I can select from the teradata database, but I cannot drop using pyspark.

I have also used jaydebeapi to drop the table in the same spark session and that works. Was hoping someone may have encountered the same issue.

drop_sql = """ (DROP TABLE <DB_NAME>.<TABLENAME>) """


conn = spark.read \
.format("jdbc") \
.option("driver","com.teradata.jdbc.TeraDriver") \
.option("url","jdbc:teradata://<IP_ADDRESS>/DATABASE=. <DB_NAME>,TMODE=ANSI,CHARSET=UTF8,TYPE=FASTLOAD,LOGMECH=LDAP") \
.option("query", drop_sql) \
.option("user", user) \
.option("password",password)\
.option("fetchsize",10000).load()

ERROR:

Py4JJavaError: An error occurred while calling o265.load. : java.sql.SQLException: [Teradata Database] [TeraJDBC 17.20.00.15] [Error 3707] [SQLState 42000] Syntax error, expected something like a name or a Unicode delimited identifier or an 'UDFCALLNAME' keyword or a 'SELECT' keyword or '(' between '(' and the 'DROP' keyword.


Solution

  • spark.read provides a higher level language. It's not a Terradata driver for python.

    • Queries you pass to spark.read.format('jdbc').option(query, '...') can only contain SELECT statements.
    • Whatever you provide there is in-turn wrapped in an outer SELECT by spark code before it's sent to underlying driver for execution.

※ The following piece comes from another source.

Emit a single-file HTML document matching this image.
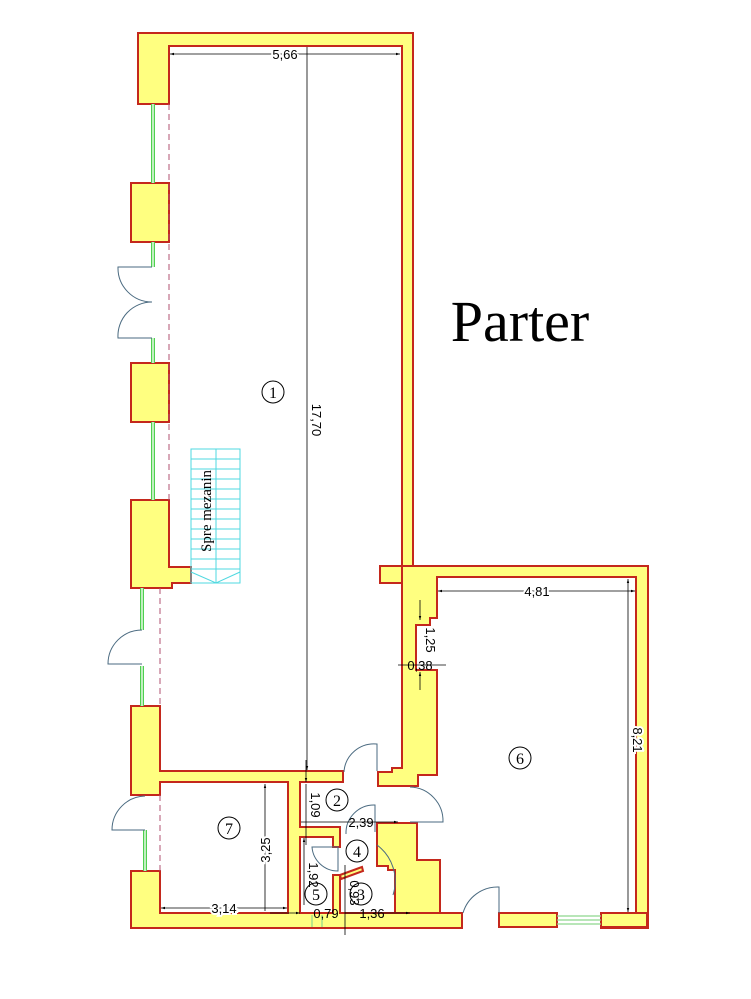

E.g.
    
    spark.read.format("jdbc") \
        .option("url", jdbcUrl) \
        .option("query", "SELECT c1, c2 FROM t1") \
        .option("partitionColumn", "partiion_id") \
        .option("lowerBound", "1") \
        .option("upperBound", "300") \
        .option("numPartitions", "3") \
        .load()
    

    Would translate to 3 queries like these being executed in parallel on underlying DB. Please note real ones would be slightly different, this is curated for academic purpose:

    SELECT t.* FROM (SELECT c1, c2 FROM t1 WHERE partiion_id BETWEEN 1 AND 100) t
    SELECT t.* FROM (SELECT c1, c2 FROM t1 WHERE partiion_id BETWEEN 100 AND 200) t
    SELECT t.* FROM (SELECT c1, c2 FROM t1 WHERE partiion_id BETWEEN 100 AND 300) t
    

    So in your case Terradata is unhappy because Spark is executing something along the lines of:

    SELECT t.* FROM (DROP TABLE <DB_NAME>.<TABLENAME>) t


    What you have is not "pyspark jdbc connector to teradata". It's "Terradata JDBC driver".

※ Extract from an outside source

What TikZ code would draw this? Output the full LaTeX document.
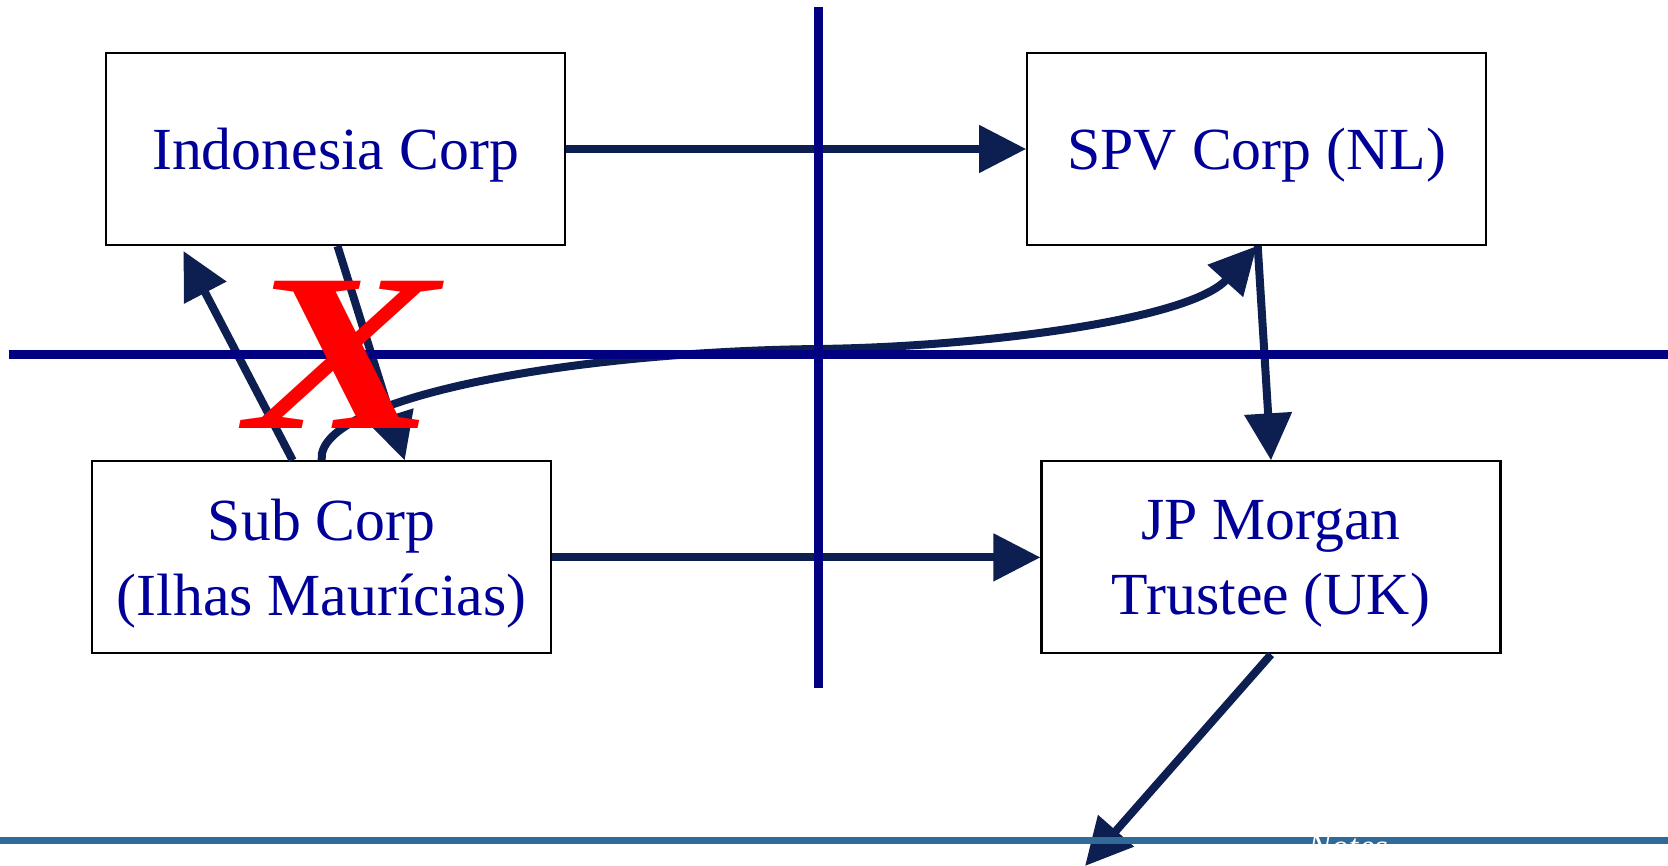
\documentclass[tikz,border=0pt]{standalone}
\usepackage{fontspec}
\setmainfont{Liberation Serif}
\usetikzlibrary{arrows.meta}

\definecolor{textblue}{RGB}{0,0,153}
\definecolor{axisnavy}{RGB}{0,0,128}
\definecolor{arrownavy}{RGB}{13,30,80}
\definecolor{rulesteel}{RGB}{48,106,153}

\tikzset{
  corpbox/.style={draw=black, line width=0.6pt, fill=white,
    minimum width=45.9mm, minimum height=19.2mm, inner sep=0pt,
    text depth=0pt, text=textblue, align=center,
    font=\fontsize{17}{21.5}\selectfont},
  flow/.style={draw=arrownavy, line width=0.8mm,
    -{Triangle[length=4.7mm,width=4.6mm]}},
  border/.style={draw=axisnavy, line width=0.9mm},
}

\begin{document}
\begin{tikzpicture}[x=0.1mm,y=-0.1mm]
  \useasboundingbox (0,0) rectangle (1668,866);

  % Define the companies
  \node[corpbox] (indo) at (335.5,149) {Indonesia Corp};
  \node[corpbox] (spv) at (1256.7,149) {SPV Corp (NL)};
  \node[corpbox] (sub) at (321.7,557.4) {Sub Corp\\(Ilhas Maurícias)};
  \node[corpbox] (jpm) at (1271,557.4) {JP Morgan\\Trustee (UK)};
  \coordinate (out) at (1085,866);

  % Flows between the companies
  \draw[flow] (indo.east) -- (spv.west);
  \draw[flow] (sub.east) -- (jpm.west);
  \draw[flow] ([xshift=-2.9mm]sub.north) -- ([xshift=-15.2mm,yshift=-0.5mm]indo.south);
  \draw[flow] ([xshift=0.2mm]indo.south) -- ([xshift=8.3mm]sub.north);
  \draw[flow] (sub.north) .. controls (315,400) and (560,352) .. (818,349)
    .. controls (980,347) and (1190,320) .. (spv.south);
  \draw[flow] ([xshift=0.1mm]spv.south) -- (jpm.north);
  \draw[flow] (jpm.south) -- (out);

  % Country borders
  \draw[border] (818.8,7) -- (818.8,688);
  \draw[border] (8.5,355) -- (1668,355);
  \draw[draw=rulesteel, line width=0.7mm] (0,840) -- (1668,840);

  % Blocked route and footer
  \node[text=red, inner sep=0pt, font=\fontsize{64}{64}\selectfont\bfseries\itshape] (block) at (343,355) {\scalebox{1.28}[1]{X}};
  \node[text=white, inner sep=0pt, anchor=base west, font=\fontsize{10}{12}\selectfont\itshape] (notes) at (1307,858) {Notes};
\end{tikzpicture}
\end{document}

    To run Terradata specific SQL on Terradata you need write python code that uses Terradata specific driver. Here is an example.

    import teradatasql
    
    with teradatasql.connect (host="whomooz", user="guest", password="please") as con:
        with con.cursor () as cur:
            try:
                sRequest = "DROP TABLE <DB_NAME>.<TABLENAME>"
                print (sRequest)
                cur.execute (sRequest)
            except Exception as ex:
                print ("Ignoring", str (ex).split ("\n") [0])
    

    If you want to run this code on Databricks/Spark-cluster then you'll have to add the jdbc driver library on the cluster in question. E.g. as a cluster library. And then run the code above on that cluster.

    I assume you've already done this given the error you're getting.